With an eye on the food allergy community as a unique group of consumers since 2008, we're on a quest to find and share ways to continue enjoying the good things in life.


11 February 2009

The "In" Table

Those of you with food allergic children, has this ever happened to you? I overheard my non-allergic son, age 8, trying to persuade his peanut allergic younger brother to let him borrow a Medicalert bracelet so he could sit at the peanut allergy table at lunch. The 5 year old, being a very agreeable sort, was more than happy to lend a bracelet. I had to explain to the 8 year old that the teachers and aides know who has peanut and nut allergies and that he would not be able to fool them by wearing a "peanut bracelet". He wanted desperately to sit with some friends who have nut allergies, but each allergic child at the peanut allergy table can select only one non-allergic friend. The peanut allergy table accommodates abut 16 children in total; that is only enough room for 8 allergic children and 8 friends. (There are about 450 students in the school, and three lunch periods.) That makes the non-allergic seats highly desirable. If you're fortunate enough to have more than one friend, this could make lunchtime seating arrangements challenging...and almost political!

I have read that some towns completely eliminate the nut and peanut containing foods sold by the cafeteria, especially peanut butter sandwiches, to prevent cross-contamination and other related problems in school cafeterias. In those towns, children who wish to bring peanut butter sandwiches from home are still able to do so, only "hot lunch" is more allergy friendly. This makes it possible for many of the allergic children to sit with any of their friends who buy "hot lunch". What a forward thinking concept! Our school has not reached this point yet, actually finding ways to include the food allergic children. In some ways, however, the school is pretty progressive--we have a disabilities awareness curriculum for grades 3 to 5, and they are having a few "talks" about asthma and diabetes this year. Maybe next year they can include food allergies in the disabilities awareness program--since there's literally a file cabinet full of epi-pens in the nurse's office--and we can start talking about how to better include children with food allergies in the school community.

6 comments:

Nowheymama said...

Our daughter and her nut-allergic friend have designated desks that are pushed up to the ends of the rectangular lunch tables during their lunch period. They get to sit with their friends, but they don't have to worry about spills on the tables from the previous lunch period.

Jennifer B said...

That sounds like a good system. It's interesting how many different ways schools or parents have come up with to be inclusive and also protect the kids.

I thought it was odd that my non-allergic son was trying to feign an allergy to sit a the peanut allergy table.

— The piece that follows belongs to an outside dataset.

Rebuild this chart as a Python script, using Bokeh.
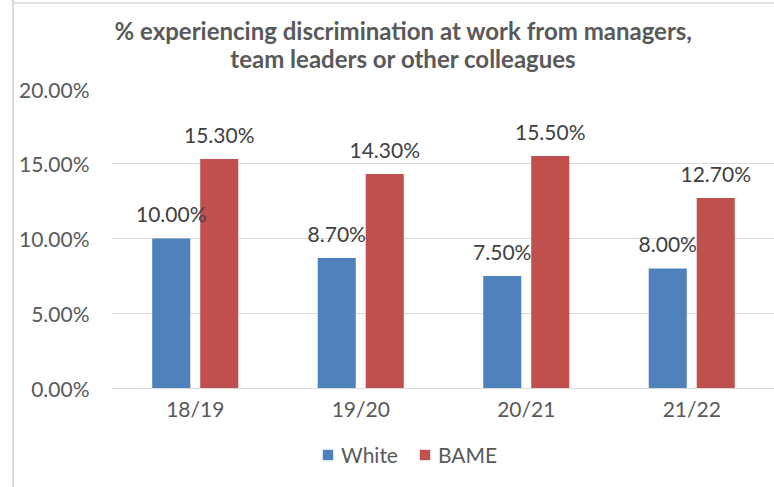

Usually, I hear of allergic kids sitting alone. Here, they're competing to see who gets "chosen"!

Ruth Smith said...

Thanks Jennifer for bringing attention to this issue. My K son had the opposite problem in that there were no children with FA during his lunch period. He was at the table alone. We worked out an arrangement with the school so that he now sits at the regular table on the end (it's a rectangle) with a friend across from and next to with nut free lunches or hot lunches that happen to be nut free at our school. The caf staff wash the table (as far as I know) before he sits there. No reactions this year thus far and he gets to sit with his classmates.

Jennifer B said...

It's awful to be isolated! I am glad the school helped find something that works. Your son must be much happier eating with friends. Our allergic population is getting to be so large in our town, they're going to need a whole allergy section before you know it.

Jenny said...

Jennifer, you'd be a great person to suggest a food allergy addition to the asthma/diabetes/health curriculum at your son's school. Will you let us know if you make any headway?

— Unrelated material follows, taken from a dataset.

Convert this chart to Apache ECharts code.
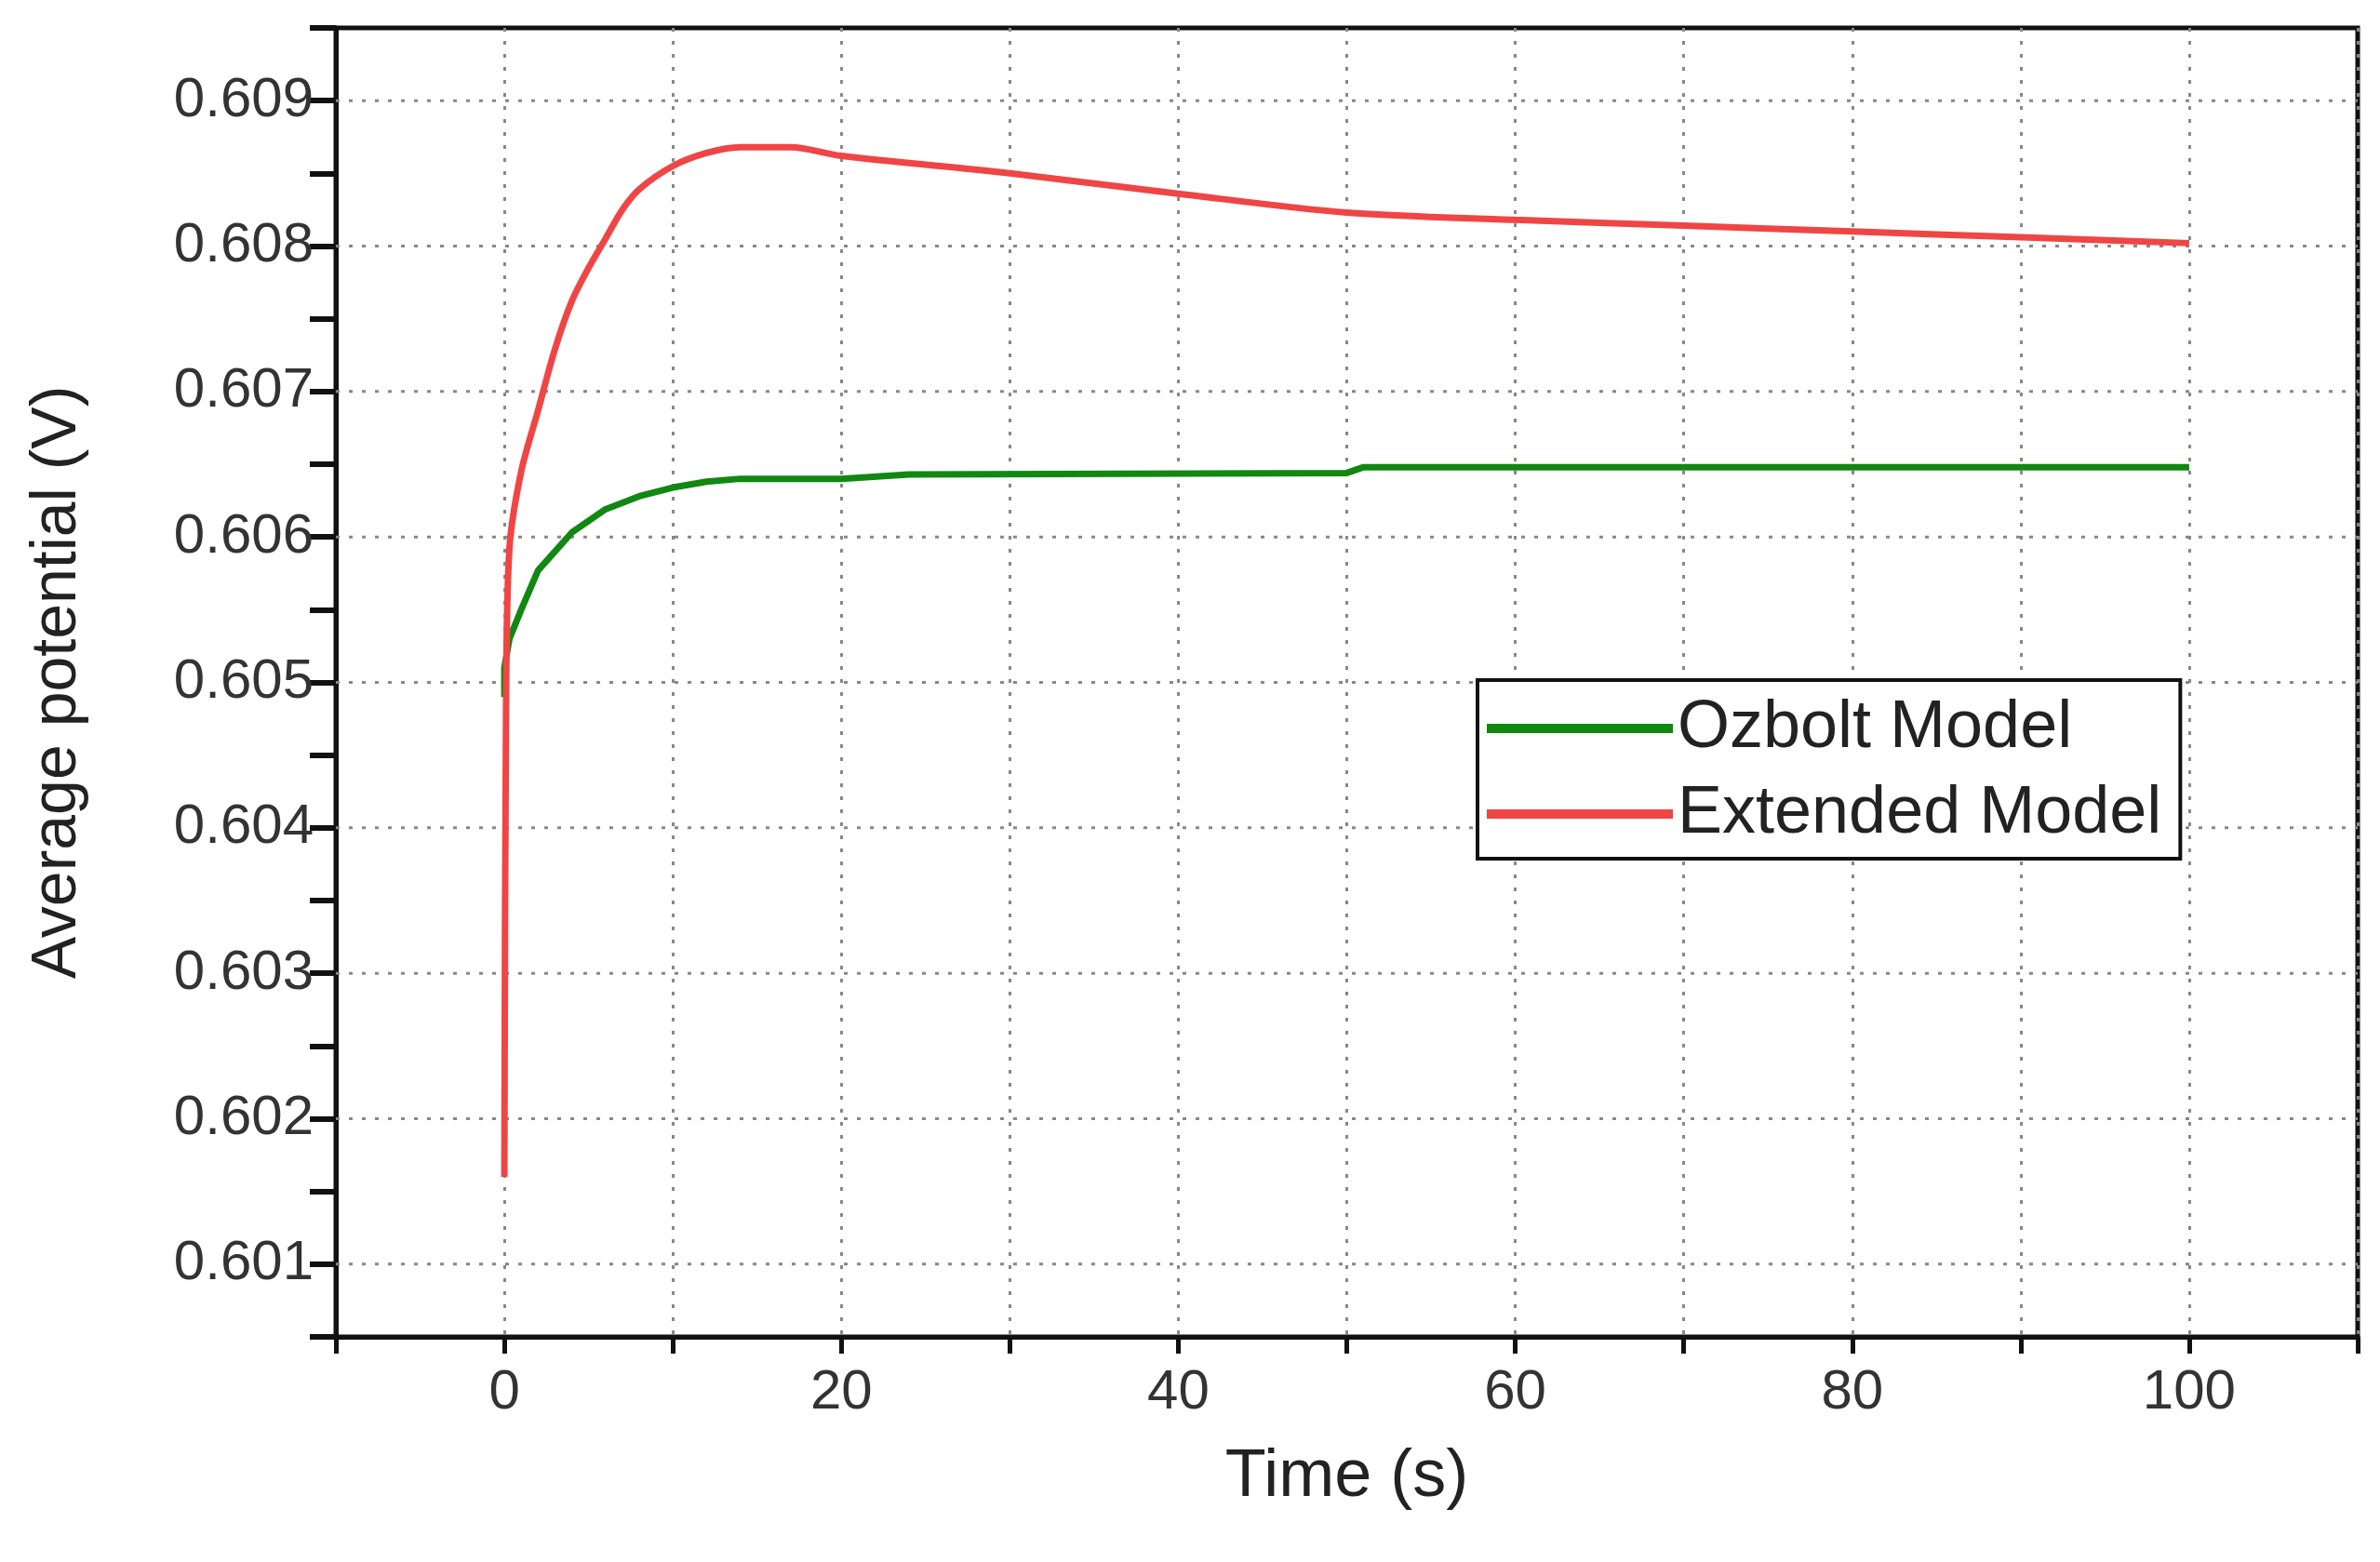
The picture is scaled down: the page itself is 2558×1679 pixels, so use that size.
<!DOCTYPE html>
<html>
<head>
<meta charset="utf-8">
<script src="https://cdn.jsdelivr.net/npm/echarts@6/dist/echarts.min.js"></script>
<style>html,body{margin:0;padding:0;background:#fff}#chart{width:2558px;height:1679px}</style>
</head>
<body>
<div id="chart"></div>
<script>
// data
var ozboltData = [[0,0.6049],[0,0.6051],[0.3,0.6053],[1,0.6055],[2,0.60577],[3,0.6059],[4,0.60603],[6,0.60619],[8,0.60628],[10,0.60634],[12,0.60638],[14,0.6064],[20,0.6064],[24,0.60643],[50,0.60644],[51,0.60648],[70,0.60648],[100,0.60648]];
var extendedData = [[0,0.6016],[0.1,0.6048],[0.3,0.60592],[1,0.60645],[2,0.60687],[3,0.60729],[4,0.60762],[5,0.60785],[6,0.60805],[7,0.60825],[8,0.60839],[10,0.60855],[12,0.60864],[14,0.60868],[17,0.60868],[20,0.60862],[30,0.6085],[40,0.60836],[50,0.60823],[60,0.60818],[70,0.60814],[80,0.6081],[90,0.60806],[100,0.60802]];
var yGridValues = [0.601,0.602,0.603,0.604,0.605,0.606,0.607,0.608,0.609];

var font = 'Liberation Sans, Arial, sans-serif';
var labelFont = {fontFamily:font, fontSize:60, color:'#333'};
var gridStyle = {color:'#888', width:3, type:[4,10]};

var gridSeries = yGridValues.map(function(v){
	return {
		type:'line', data:[[-10,v],[110,v]], showSymbol:false, silent:true,
		lineStyle:gridStyle, z:1
	};
});

var myChart = echarts.init(document.getElementById('chart'));
var option = {
	backgroundColor:'#fff',
	animation:false,
	grid:{left:361, right:24, top:30, bottom:242, show:true, borderColor:'#111', borderWidth:5},
	legend:{
		orient:'vertical', left:1588, top:731,
		padding:[16,20,12,10], itemGap:20,
		borderColor:'#111', borderWidth:4, backgroundColor:'#fff',
		itemWidth:200, itemHeight:10,
		textStyle:{fontFamily:font, fontSize:72, color:'#222'},
		data:[{name:'Ozbolt Model', icon:'rect'},{name:'Extended Model', icon:'rect'}]
	},
	xAxis:{
		type:'value', min:-10, max:110, interval:10,
		name:'Time (s)', nameLocation:'middle', nameGap:115,
		nameTextStyle:{fontFamily:font, fontSize:72, color:'#222'},
		axisLine:{onZero:false, lineStyle:{color:'#111', width:5}},
		axisTick:{length:18, lineStyle:{color:'#111', width:5}},
		axisLabel:Object.assign({margin:30, formatter:function(v){
			return (v >= 0 && v <= 100 && v % 20 === 0) ? String(v) : '';
		}}, labelFont),
		splitLine:{show:true, lineStyle:gridStyle}
	},
	yAxis:{
		type:'value', min:0.6005, max:0.6095, interval:0.0005,
		name:'Average potential (V)', nameLocation:'middle', nameGap:265,
		nameTextStyle:{fontFamily:font, fontSize:68, color:'#222'},
		axisLine:{onZero:false, lineStyle:{color:'#111', width:5}},
		axisTick:{length:28, lineStyle:{color:'#111', width:6}},
		axisLabel:Object.assign({margin:24, formatter:function(v){
			var k = Math.round(v * 2000);
			return (k % 2 === 0) ? v.toFixed(3) : '';
		}}, labelFont),
		splitLine:{show:false}
	},
	series:gridSeries.concat([{
		name:'Ozbolt Model', type:'line', data:ozboltData, showSymbol:false,
		color:'#118811', lineStyle:{width:7}, z:3
	},{
		name:'Extended Model', type:'line', data:extendedData, showSymbol:false, smooth:0.3,
		color:'#f04545', lineStyle:{width:7}, z:3
	}])
};
myChart.setOption(option);
</script>
</body>
</html>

Our former school district had the "peanut-free" hot lunch program and my daughter could sit with kids who bought lunch. Now we don't have the same type of cafeteria, though there is a "peanut-free" table, but just one for the entire 3rd grade. It's sometimes full! We also have the option of having our kids come home for lunch (a very old-fashioned concept, but I like it since I'm here.) When my daughter does eat at school, she doesn't always eat at the "peanut-free" table, but instead she and another allergic classmate scope out "peanut-free" areas to sit.

I am OK with this, but only because she knows enough to be careful. If she were younger, I'm not so sure.

I'm SO glad to hear that your older son and his classmates choose to sit with their FA friends--that's great.

Jane Anne said...

I am reading back through your "school" posts. This post was incredibly interesting to me. This year will be the 1st year for my school to have a peanut free table in the cafeteria. It's being set up for my son. I am really concerned that he doesn't become isolated. I am meeting in the morning with the principal to explain why waiting until the K class starts (which is a week later than the rest of the school) to implement the peanut-free table isn't a good idea.